As he was being wheeled in to the operating theatre in Thailand in 2006 for his vaginoplasty, Daniel was thinking “Don’t do it”. Waking up was hard. His thighs were black and blue. He had a bit of relief for six months after, but then the depression set in. In 2016, he was praying and he heard the voice of God, saying, “I created you male, you are walking around in a female role that is not your creation. You need to turn around and go back to your birth gender.” The same morning he emailed his pastor, sister and friends, and went on a mission to remove all traces of his Danielle identity from his home.
Or so he says now. We reimagine our histories and memories when we recall them, laying them down anew. He had an unhappy childhood. He lived with his mother after his father divorced her because of her alcoholism. She would bath him, and pay great attention to his genitals, telling him men were bad. He started wearing his mother’s and sister’s clothes when he was eight. He feared being male. He became alcoholic, and when he got sober in1994 he had a social transition, dressing female but without hormones or surgery. It was a shock to his US Bible-belt community. People avoided him. The isolation was too much, so he reverted, and moved north as a man. But then he was reading about transition, and got “tunnel vision”- he thought if only he could transition medically he would be happy.
He feels he was dishonest with the psychiatrist: he did not tell her he was abused as a child, and she did not ask him. (Odd- mine took a full history, back to childhood.) “I was living in fear of exposing those deep dark secrets.” Possibly, he has a different view of them now. Now, that experience of being bathed is a big thing for him. Perhaps then it did not seem so fundamental to his experience since. After all, trans women generally believe we have an innate gender identity. Having reverted, he has to find some reason why he was wrong to transition. So now he says his transition was his fault. He had breast removal and T injections to get his manly shape back. He has recently had an assessment for a phalloplasty operation, but the doctors found his liver function was not good enough. He will be reassessed.
Surgeons did not want to consider phalloplasty when they heard he was reversing a vaginoplasty. Eventually he found Miroslav Đorđević, who has completed thirteen phalloplasties for such patients. He has inserted a penile implant for sexual intercourse in six, and the others are awaiting assessment; and he has 25 new candidates. He says candidates are not properly assessed before vaginoplasty, and the patients are very distressed, regretting not just the result but the wrong decision.
He has found a wife through a Christian dating site.
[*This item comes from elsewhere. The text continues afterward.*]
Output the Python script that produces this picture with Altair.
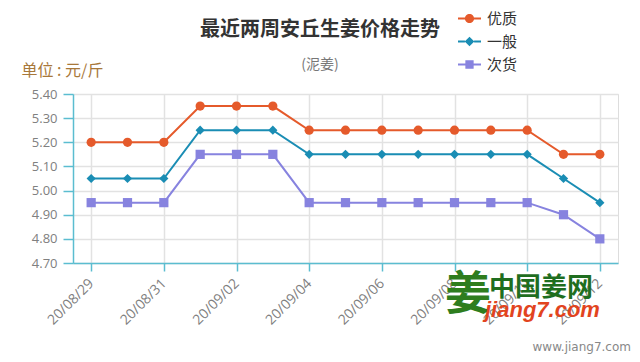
import altair as alt
import pandas as pd

dates = ["20/08/29", "20/08/30", "20/08/31", "20/09/01", "20/09/02", "20/09/03", "20/09/04",
         "20/09/05", "20/09/06", "20/09/07", "20/09/08", "20/09/09", "20/09/10", "20/09/11", "20/09/12"]
series_names = ["优质", "一般", "次货"]
youzhi = [5.20, 5.20, 5.20, 5.35, 5.35, 5.35, 5.25, 5.25, 5.25, 5.25, 5.25, 5.25, 5.25, 5.15, 5.15]
yiban = [5.05, 5.05, 5.05, 5.25, 5.25, 5.25, 5.15, 5.15, 5.15, 5.15, 5.15, 5.15, 5.15, 5.05, 4.95]
cihuo = [4.95, 4.95, 4.95, 5.15, 5.15, 5.15, 4.95, 4.95, 4.95, 4.95, 4.95, 4.95, 4.95, 4.90, 4.80]
tick_labels = dates[::2]
y_ticks = [4.70, 4.80, 4.90, 5.00, 5.10, 5.20, 5.30, 5.40]

colors = ["#E55A2B", "#1A8DB4", "#8783DF"]
marker_shapes = ["circle", "diamond", "square"]
legend_shapes = [
    "M-1,-0.09H-0.38V0.09H-1Z M0.38,-0.09H1V0.09H0.38Z M0.4,0A0.4,0.4,0,1,1,-0.4,0A0.4,0.4,0,1,1,0.4,0Z",
    "M-1,-0.09H-0.4V0.09H-1Z M0.4,-0.09H1V0.09H0.4Z M0,-0.42L0.42,0L0,0.42L-0.42,0Z",
    "M-1,-0.09H-0.36V0.09H-1Z M0.36,-0.09H1V0.09H0.36Z M-0.36,-0.36H0.36V0.36H-0.36Z",
]

rows = []
for name, vals in zip(series_names, [youzhi, yiban, cihuo]):
    for d, v in zip(dates, vals):
        rows.append({"date": d, "series": name, "series_l": name, "value": v})
df = pd.DataFrame(rows)

axis_color = "#5BBDD0"
grid_color = "#E2E2E2"

x_enc = alt.X("date:O", sort=dates,
              scale=alt.Scale(type="point", padding=0.5),
              axis=alt.Axis(values=tick_labels, title=None, labelAngle=-45,
                            labelAlign="right", labelBaseline="middle",
                            labelColor="#808080", labelFontSize=14, labelPadding=10,
                            labelFont="Open Sans",
                            domainColor=axis_color, domainWidth=1.5,
                            tickColor=axis_color, tickSize=8, tickWidth=1.5,
                            grid=True, gridColor=grid_color, gridWidth=1.5))
y_enc = alt.Y("value:Q",
              scale=alt.Scale(domain=[4.70, 5.40], zero=False, nice=False),
              axis=alt.Axis(values=y_ticks, format=".2f", title="单位 : 元/斤",
                            titleAngle=0, titleAlign="left", titleBaseline="middle",
                            titleX=-52, titleY=-24, titleColor="#A8783A",
                            titleFontSize=16, titleFontWeight="normal",
                            titleFont="Noto Sans CJK SC",
                            labelColor="#808080", labelFontSize=13, labelPadding=6,
                            labelFont="Open Sans",
                            domainColor=axis_color, domainWidth=1.5,
                            tickColor=axis_color, tickSize=10, tickWidth=1.5,
                            grid=True, gridColor=grid_color, gridWidth=1.5))

color_scale = alt.Scale(domain=series_names, range=colors)

base = alt.Chart(df)

lines = base.mark_line(strokeWidth=2).encode(
    x=x_enc, y=y_enc,
    color=alt.Color("series:N", scale=color_scale, legend=None),
)

points = base.mark_point(filled=True, opacity=1, size=85).encode(
    x=x_enc, y=y_enc,
    color=alt.Color("series:N", scale=color_scale, legend=None),
    shape=alt.Shape("series:N", scale=alt.Scale(domain=series_names, range=marker_shapes),
                    legend=None),
)

legend_layer = base.mark_point(filled=True, opacity=1).encode(
    x=x_enc, y=y_enc,
    color=alt.Color("series_l:N", scale=alt.Scale(domain=series_names, range=colors),
                    legend=alt.Legend(title=None, orient="none", legendX=385, legendY=-87,
                                      labelFontSize=15, labelColor="#333333",
                                      labelFont="Noto Sans CJK SC",
                                      rowPadding=3, symbolSize=529, symbolStrokeWidth=0,
                                      labelOffset=6)),
    shape=alt.Shape("series_l:N", scale=alt.Scale(domain=series_names, range=legend_shapes)),
).transform_filter("datum.value < 0")

title_df = pd.DataFrame({"t": ["最近两周安丘生姜价格走势"]})
title = alt.Chart(title_df).mark_text(fontSize=20, fontWeight="bold", color="#333333",
                                      font="Noto Sans CJK SC").encode(
    text="t:N", x=alt.value(247), y=alt.value(-64))
sub = alt.Chart(pd.DataFrame({"t": ["(泥姜)"]})).mark_text(
    fontSize=14, color="#777777", font="Noto Sans CJK SC").encode(
    text="t:N", x=alt.value(247), y=alt.value(-29))

wm = alt.Chart(pd.DataFrame({"t": ["www.jiang7.com"]})).mark_text(
    fontSize=12, color="#888888", align="right", font="DejaVu Sans").encode(
    text="t:N", x=alt.value(558), y=alt.value(253))

logo1 = alt.Chart(pd.DataFrame({"t": ["中国姜网"]})).mark_text(
    fontSize=26, color="#1F6E1F", fontWeight="bold", align="left",
    font="Noto Sans CJK SC").encode(text="t:N", x=alt.value(416), y=alt.value(194))
logo2 = alt.Chart(pd.DataFrame({"t": ["jiang7.com"]})).mark_text(
    fontSize=22, color="#E2441E", fontWeight="bold", fontStyle="italic", align="left",
    font="Liberation Sans").encode(text="t:N", x=alt.value(412), y=alt.value(216))
logo3 = alt.Chart(pd.DataFrame({"t": ["姜"]})).mark_text(
    fontSize=46, color="#2E7D1E", fontWeight="bold", align="center",
    font="Noto Sans CJK SC").encode(text="t:N", x=alt.value(395), y=alt.value(201))

chart = alt.layer(lines, points, legend_layer, title, sub, logo3, logo1, logo2, wm).resolve_scale(
    shape="independent", color="independent"
).properties(
    width=545, height=169,
    padding={"left": 65, "top": 86, "right": 14, "bottom": 91},
    autosize=alt.AutoSizeParams(type="none"),
).configure_view(stroke=None).configure(background="white")

chart.save("out.html", embed_options={"renderer": "svg", "actions": False})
She is Latina, and they were using a translation app to communicate.
Trans people sometimes say most regret is because the result is sub-optimal, rather than because the decision was wrong. Dr Asa Radix, of the WPATH Standards of Care revision committee, says few patients have returned to tell her that they are detransitioning without some external factor, such as feeling unsafe on the streets, or losing their job. That would seem to indicate there had been no misdiagnosis, that the psychiatrists had been right.
In 2004, in Thailand, a psychologist at the hospital asked me if I was sure. She said they would be delighted for me to preserve my genitals.
Brian Belovitch, as a young gay man, ran away from an abusive and prejudiced working class neighbourhood to a trans ghetto. As a child, he had been mistaken for a girl. He became a vivacious woman, Natalia, a hostess on the New York club scene. He took heroin and crack. He felt he had four choices- being a trans woman with a penis, gender confirmation surgery, suicide, or undoing the hormonal changes and accepting himself as a gender non-conforming pretty man. So he identifies as gender fluid, and talks of retransition not detransitioning- he is moving on, not turning back.
We need to see these options before we have the gender surgery. The problem is transnormativity, the belief that gender dysphoria should be treated by a binary medical transition, and gender stereotypes, often with grudging acceptance of people who go through that transition greater than of people who are gender non-conforming.
Lilian Huck reverted because when she started oestrogen she had heart problems, so it was stopped. She found herself developing chest hair again. So she reverted. Then she saw a suicide prevention psychologist, who asked her how she would like to be buried- in a dress. She is living female again. None of these decisions are easy.
From the BBC World Service documentary he2she2he.